Fire at Canada train derailment burns through the night
TORONTO (Reuters) - Fire burned into the early hours of Wednesday morning after a Canadian National Railway train carrying propane and crude oil derailed in New Brunswick, Canada, according to a report from the Canadian Broadcasting Corporation.
The broadcaster reached Tim Corbin, fire chief of nearby Plaster Rock, New Brunswick, before sunrise. He said emergency services would assess the situation once there was daylight.
"The biggest concern is the propane cars," Corbin told the CBC. "That's our biggest concern because if they happen to explode, we're looking at major damage."
He said he did not know whether the cars carrying propane or crude oil were part of the fire.

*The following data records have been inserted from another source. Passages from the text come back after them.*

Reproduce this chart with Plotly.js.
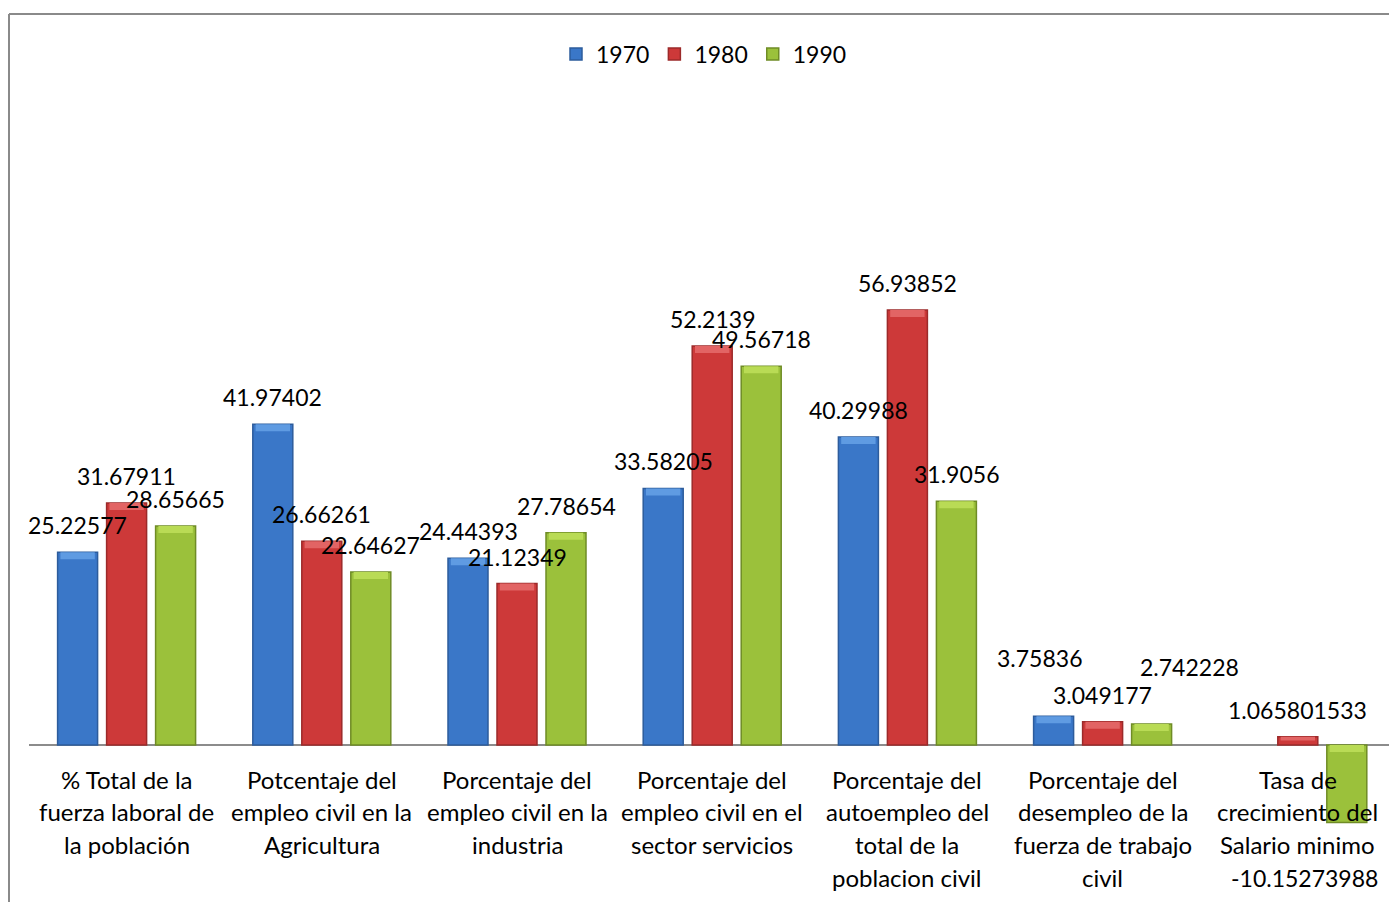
<!DOCTYPE html>
<html>
<head>
<meta charset="utf-8">
<script src="https://cdn.plot.ly/plotly-3.0.1.min.js"></script>
<style>
  html, body { margin: 0; padding: 0; background: #fff; overflow: hidden; }
  #chart { width: 1389px; height: 902px; }
</style>
</head>
<body>
<div id="chart"></div>
<script>
// Indicadores laborales por década
const categories = [
  ["% Total de la", "fuerza laboral de", "la población"],
  ["Potcentaje del", "empleo civil en la", "Agricultura"],
  ["Porcentaje del", "empleo civil en la", "industria"],
  ["Porcentaje del", "empleo civil en el", "sector servicios"],
  ["Porcentaje del", "autoempleo del", "total de la", "poblacion civil"],
  ["Porcentaje del", "desempleo de la", "fuerza de trabajo", "civil"],
  ["Tasa de", "crecimiento del", "Salario minimo"]
];
const seriesNames = ["1970", "1980", "1990"];
const values1970 = [25.22577, 41.97402, 24.44393, 33.58205, 40.29988, 3.75836, null];
const values1980 = [31.67911, 26.66261, 21.12349, 52.2139, 56.93852, 3.049177, 1.065801533];
const values1990 = [28.65665, 22.64627, 27.78654, 49.56718, 31.9056, 2.742228, -10.15273988];
const labelText1970 = ["25.22577", "41.97402", "24.44393", "33.58205", "40.29988", "3.75836", ""];
const labelText1980 = ["31.67911", "26.66261", "21.12349", "52.2139", "56.93852", "3.049177", "1.065801533"];
const labelText1990 = ["28.65665", "22.64627", "27.78654", "49.56718", "31.9056", "2.742228", "-10.15273988"];

// styling
const fillColors = ["#3a77c8", "#cd3939", "#9bc13b"];
const edgeColors = ["#2d5c9c", "#9c2a2a", "#6f8c26"];
const capColors  = ["#5f9be2", "#e26464", "#b9db55"];
const FONT = "Lato, 'Open Sans', sans-serif";
const PX_PER_CAT = 195.2;     // horizontal pixels per category
const PX_PER_UNIT = 7.64;     // vertical pixels per value unit
const BAR_PX = 40;            // bar width in pixels
const SLOT = 49;              // pixel pitch between bars of one group

const xIdx = categories.map((_, i) => i);
const allValues = [values1970, values1980, values1990];
const allLabels = [labelText1970, labelText1980, labelText1990];

const barW = BAR_PX / PX_PER_CAT;
const traces = [];
allValues.forEach((vals, s) => {
  const center = (s - 1) * SLOT / PX_PER_CAT;
  // main bar
  traces.push({
    type: "bar", name: seriesNames[s], x: xIdx, y: vals,
    width: barW, offset: center - barW / 2,
    marker: { color: fillColors[s], line: { color: edgeColors[s], width: 1.5 } },
    hoverinfo: "x+y+name"
  });
  // bevelled cap on the upper face of every bar
  const capH = vals.map(v => v === null ? null : Math.min(7 / PX_PER_UNIT, Math.abs(v) * 0.45));
  const capBase = vals.map((v, i) => v === null ? null : Math.max(v, 0) - capH[i]);
  traces.push({
    type: "bar", x: xIdx, y: capH, base: capBase,
    width: barW * 0.86, offset: center - barW * 0.43,
    marker: { color: capColors[s], line: { width: 0 } },
    showlegend: false, hoverinfo: "skip"
  });
});

// value labels: default sits above the bar top; a few are nudged aside
const labelNudge = {
  "0-5": { dx: -14, dy: 58 },
  "2-5": { dx: 38, dy: 57 },
  "2-6": { dx: -42, dy: -55 }
};
const annotations = [];
allValues.forEach((vals, s) => {
  vals.forEach((v, i) => {
    if (v === null) return;
    const n = labelNudge[s + "-" + i] || { dx: 0, dy: 27 };
    annotations.push({
      x: i, y: v, xref: "x", yref: "y",
      text: allLabels[s][i], showarrow: false,
      xanchor: "center", yanchor: "middle",
      xshift: (s - 1) * SLOT + n.dx, yshift: n.dy,
      font: { family: FONT, size: 23, color: "#000" }
    });
  });
});
// category names under the baseline
categories.forEach((lines, i) => {
  lines.forEach((ln, k) => {
    annotations.push({
      x: i, y: 0, xref: "x", yref: "y",
      text: ln, showarrow: false,
      xanchor: "center", yanchor: "middle",
      yshift: -(34 + k * 32.7),
      font: { family: FONT, size: 24, color: "#000" }
    });
  });
});

const plotW = 1389 - 29;
const layout = {
  width: 1389, height: 902,
  margin: { l: 29, r: 0, t: 14, b: 0, pad: 0 },
  paper_bgcolor: "#fff", plot_bgcolor: "rgba(0,0,0,0)",
  barmode: "overlay",
  showlegend: true,
  legend: {
    orientation: "h", x: 0.5 - 5 / plotW, xanchor: "center", y: 0.955, yanchor: "middle",
    font: { family: FONT, size: 23, color: "#000" }, itemclick: false
  },
  xaxis: {
    range: [-0.5, -0.5 + plotW / PX_PER_CAT],
    showticklabels: false, showgrid: false, zeroline: false, showline: false, ticks: ""
  },
  yaxis: {
    range: [-157 / PX_PER_UNIT, 731 / PX_PER_UNIT],
    showticklabels: false, showgrid: false, ticks: "",
    zeroline: true, zerolinecolor: "#8c8c8c", zerolinewidth: 2
  },
  annotations: annotations,
  shapes: [
    { type: "line", xref: "paper", yref: "paper", x0: -20 / plotW, x1: 1.02, y0: 1, y1: 1,
      line: { color: "#8a8a8a", width: 2 } },
    { type: "line", xref: "paper", yref: "paper", x0: -20 / plotW, x1: -20 / plotW, y0: -0.02, y1: 1,
      line: { color: "#8a8a8a", width: 2 } }
  ]
};

Plotly.newPlot("chart", traces, layout, { displayModeBar: false, staticPlot: true });
</script>
</body>
</html>
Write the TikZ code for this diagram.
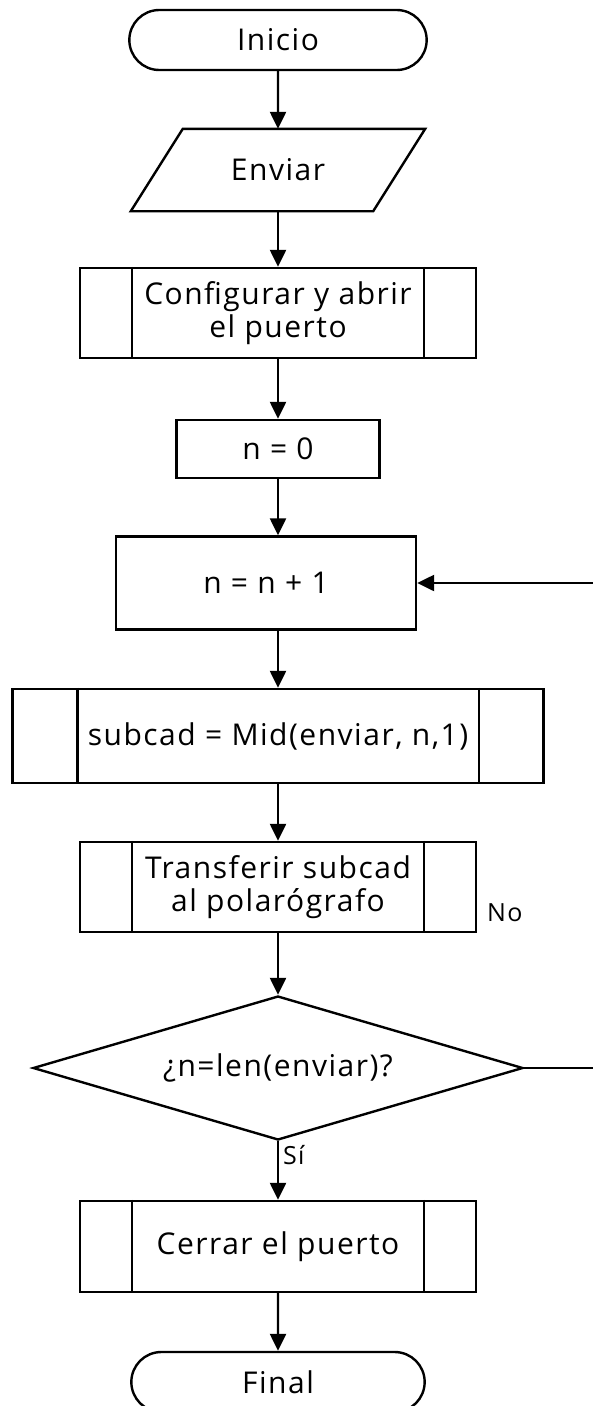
\documentclass[tikz,border=0pt]{standalone}
\usepackage{fontspec}
\setmainfont[LetterSpace=5]{Open Sans}
\usetikzlibrary{positioning,shapes.geometric,shapes.misc,arrows.meta}

\begin{document}
\begin{tikzpicture}[x=1pt,y=1pt,line width=2.4pt,
  font=\fontsize{30}{33}\selectfont,
  >={Triangle[length=17pt,width=16pt]},
  term/.style={draw,rounded rectangle,minimum width=304pt,minimum height=60pt},
  proc/.style={draw,rectangle,align=center},
  subproc/.style={draw,rectangle,align=center,minimum width=396pt,minimum height=90pt},
  decision/.style={draw,diamond,aspect=3.4,inner sep=0pt,minimum width=490pt,minimum height=144pt},
  lbl/.style={font=\fontsize{25}{28}\selectfont,inner sep=0pt,anchor=west}]
\useasboundingbox (0,0) rectangle (592,-1406);
% column of steps
\node[term] (inicio) at (278,-40) {Inicio};
\node[minimum width=240pt,minimum height=80pt] (enviar) at (278,-170) {Enviar};
\draw ([xshift=-26pt]enviar.south west) -- ([xshift=-26pt]enviar.south east)
  -- ([xshift=26pt]enviar.north east) -- ([xshift=26pt]enviar.north west) -- cycle;
\node[subproc] (conf) at (278,-313) {Configurar y abrir\\el puerto};
\node[proc,minimum width=203pt,minimum height=58pt] (ncero) at (278,-449) {n = 0};
\node[proc,minimum width=300pt,minimum height=93pt] (nmas) at (266,-583) {n = n + 1};
\node[subproc,minimum width=531pt,minimum height=94pt] (subcad) at (278,-736) {subcad = Mid(enviar, n,1)};
\node[subproc] (transf) at (278,-887) {Transferir subcad\\al polarógrafo};
\node[decision] (dec) at (278,-1068) {¿n=len(enviar)?};
\node[subproc,minimum height=91pt] (cerrar) at (278,-1246.5) {Cerrar el puerto};
\node[term,minimum width=300pt] (final) at (278,-1382) {Final};
% side bars of the subprocess boxes
\foreach \b/\o in {conf/53,subcad/66,transf/53,cerrar/53} {
  \draw ([xshift=\o pt]\b.north west) -- ([xshift=\o pt]\b.south west);
  \draw ([xshift=-\o pt]\b.north east) -- ([xshift=-\o pt]\b.south east);
}
% labels
\node[lbl] (no) at (486,-913) {No};
\node[lbl] (si) at (282,-1155) {Sí};
% connectors
\draw[->] (inicio) -- (enviar);
\draw[->] (enviar) -- (conf);
\draw[->] (conf) -- (ncero);
\draw[->] (ncero.south) -- (ncero.south |- nmas.north);
\draw[->] (subcad.north |- nmas.south) -- (subcad.north);
\draw[->] (subcad) -- (transf);
\draw[->] (transf) -- (dec);
\draw[->] (dec) -- (cerrar);
\draw[->] (cerrar) -- (final);
\coordinate (vuelta) at (604,-1068);
\draw[->] (dec.east) -- (vuelta) |- (nmas.east);
\end{tikzpicture}
\end{document}
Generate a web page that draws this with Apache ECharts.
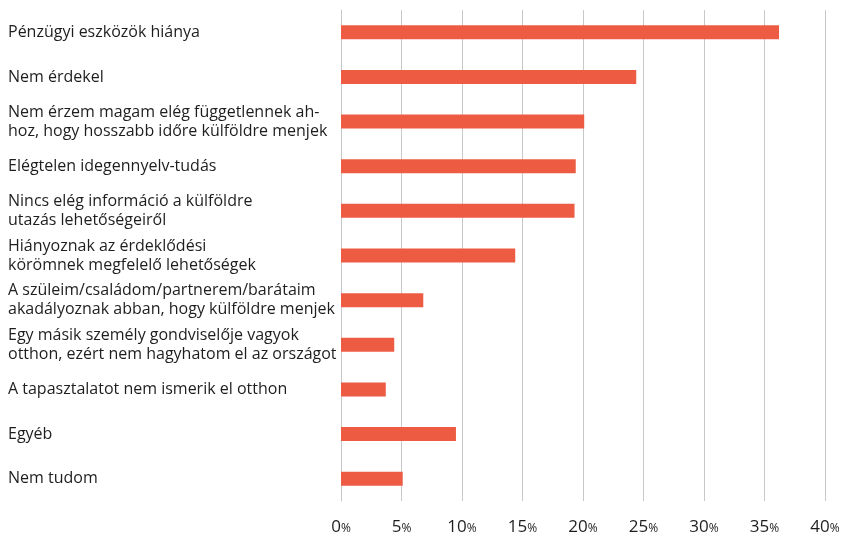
<!DOCTYPE html>
<html>
<head>
<meta charset="utf-8">
<script src="https://cdn.jsdelivr.net/npm/echarts@6/dist/echarts.min.js"></script>
<style>
  html, body { margin: 0; padding: 0; background: #fff; }
  #chart { width: 845px; height: 536px; }
</style>
</head>
<body>
<div id="chart"></div>
<script>
(function(){

  // kategóriák (felülről lefelé)
  var categories = [
    'Pénzügyi eszközök hiánya',
    'Nem érdekel',
    'Nem érzem magam elég függetlennek ah-\nhoz, hogy hosszabb időre külföldre menjek',
    'Elégtelen idegennyelv-tudás',
    'Nincs elég információ a külföldre\nutazás lehetőségeiről',
    'Hiányoznak az érdeklődési\nkörömnek megfelelő lehetőségek',
    'A szüleim/családom/partnerem/barátaim\nakadályoznak abban, hogy külföldre menjek',
    'Egy másik személy gondviselője vagyok\notthon, ezért nem hagyhatom el az országot',
    'A tapasztalatot nem ismerik el otthon',
    'Egyéb',
    'Nem tudom'
  ];
  // százalékok
  var values = [36.2, 24.4, 20.1, 19.4, 19.3, 14.4, 6.8, 4.4, 3.7, 9.5, 5.1];
  var xTicks = [0, 5, 10, 15, 20, 25, 30, 35, 40];

  var fontFamily = '"Open Sans", "Noto Sans", sans-serif';

  var option = {
    animation: false,
    grid: {
      left: 341,
      right: 20,
      top: 10,
      bottom: 35
    },
    xAxis: {
      type: 'value',
      min: xTicks[0],
      max: xTicks[xTicks.length - 1],
      interval: 5,
      axisLine: { show: false },
      axisTick: { show: false },
      splitLine: { lineStyle: { color: '#c8c8c8', width: 1 } },
      axisLabel: {
        margin: 18,
        formatter: function(v){ return '{n|' + v + '}{p|%}'; },
        rich: {
          n: { fontSize: 17, color: '#1e1e1e', fontFamily: fontFamily },
          p: { fontSize: 12, color: '#1e1e1e', fontFamily: fontFamily, padding: [3, 0, 0, 0] }
        }
      }
    },
    yAxis: {
      type: 'category',
      inverse: true,
      data: categories,
      axisLine: { show: true, lineStyle: { color: '#c8c8c8' } },
      axisTick: { show: false },
      axisLabel: {
        align: 'left',
        margin: 333,
        color: '#1e1e1e',
        fontSize: 16,
        lineHeight: 19,
        fontFamily: fontFamily
      }
    },
    series: [
      {
        type: 'bar',
        data: values,
        barWidth: 14,
        itemStyle: { color: '#ee5b43' }
      }
    ]
  };

  echarts.init(document.getElementById('chart')).setOption(option);

})();
</script>
</body>
</html>
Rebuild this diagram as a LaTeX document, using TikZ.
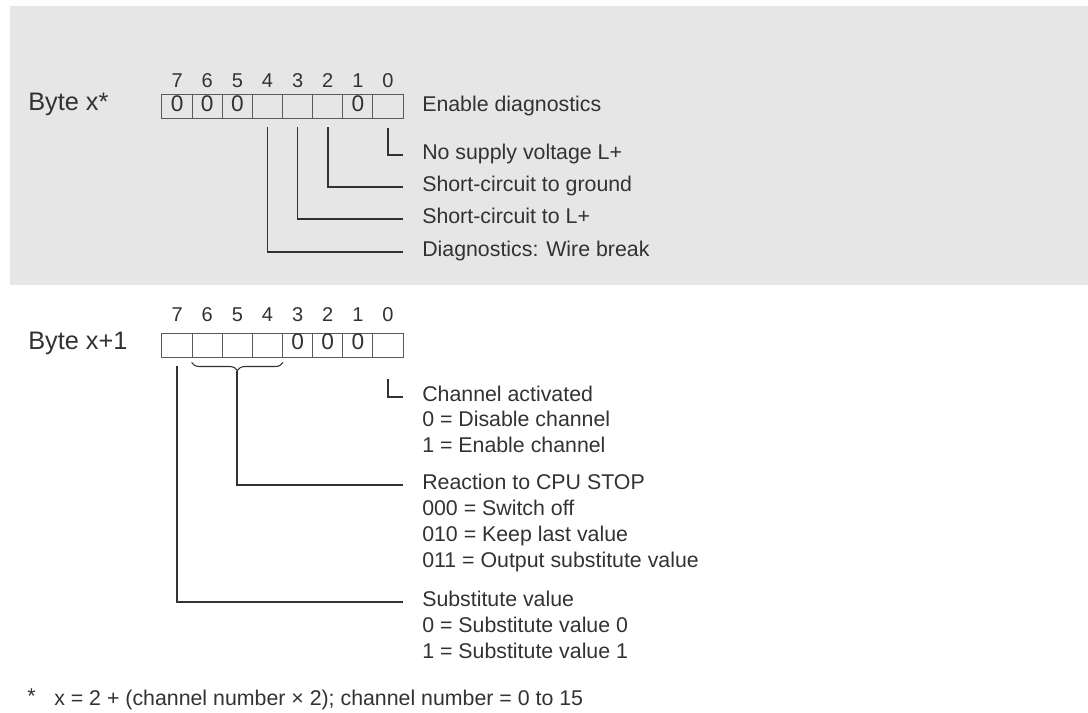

Corbin could not immediately be reached for an update after sunrise. Sharon DeWitt, emergency measures coordinator for Plaster Rock, said more information would be available later Wednesday morning.
No one was injured but about 45 nearby homes were evacuated when the train derailed near the village of Plaster Rock at about 7 p.m. local time (2300 GMT), local officials and the railroad said on Tuesday.
The train originated in Toronto and was headed to Moncton, New Brunswick, which is about 300 km (186 miles) east of the site of the accident, said Jim Feeny, director of public and government affairs at CN.
This latest derailment comes a little more than a week after a train carrying crude oil in the booming oil state of North Dakota derailed.
A series of disastrous derailments has reignited the push for tougher regulation. A surge in U.S. oil production has drastically increased the number of oil trains moving across the continent as pipelines fail to keep up with growing supply.
In Tuesday's accident, 15 cars and one unmanned locomotive appeared to have derailed, mostly toward the rear of the train, including four loads of propane and four loads of crude oil, said Feeny.
"At this point, we cannot confirm that they're involved in the fire. They are in the fire area. Because of the fire, emergency responders can't approach too closely," he said.
The train had a total of 122 cars and four locomotives.
There have been five major accidents in the past year involving a train carrying crude oil. The most devastating occurred in Quebec in July last year, when a runaway train derailed and exploded in the heart of the town of Lac Megantic, killing 47.
Some U.S. politicians have called for a phase-out or retrofit of old tankers that do not meet current safety standards and are prone to puncture.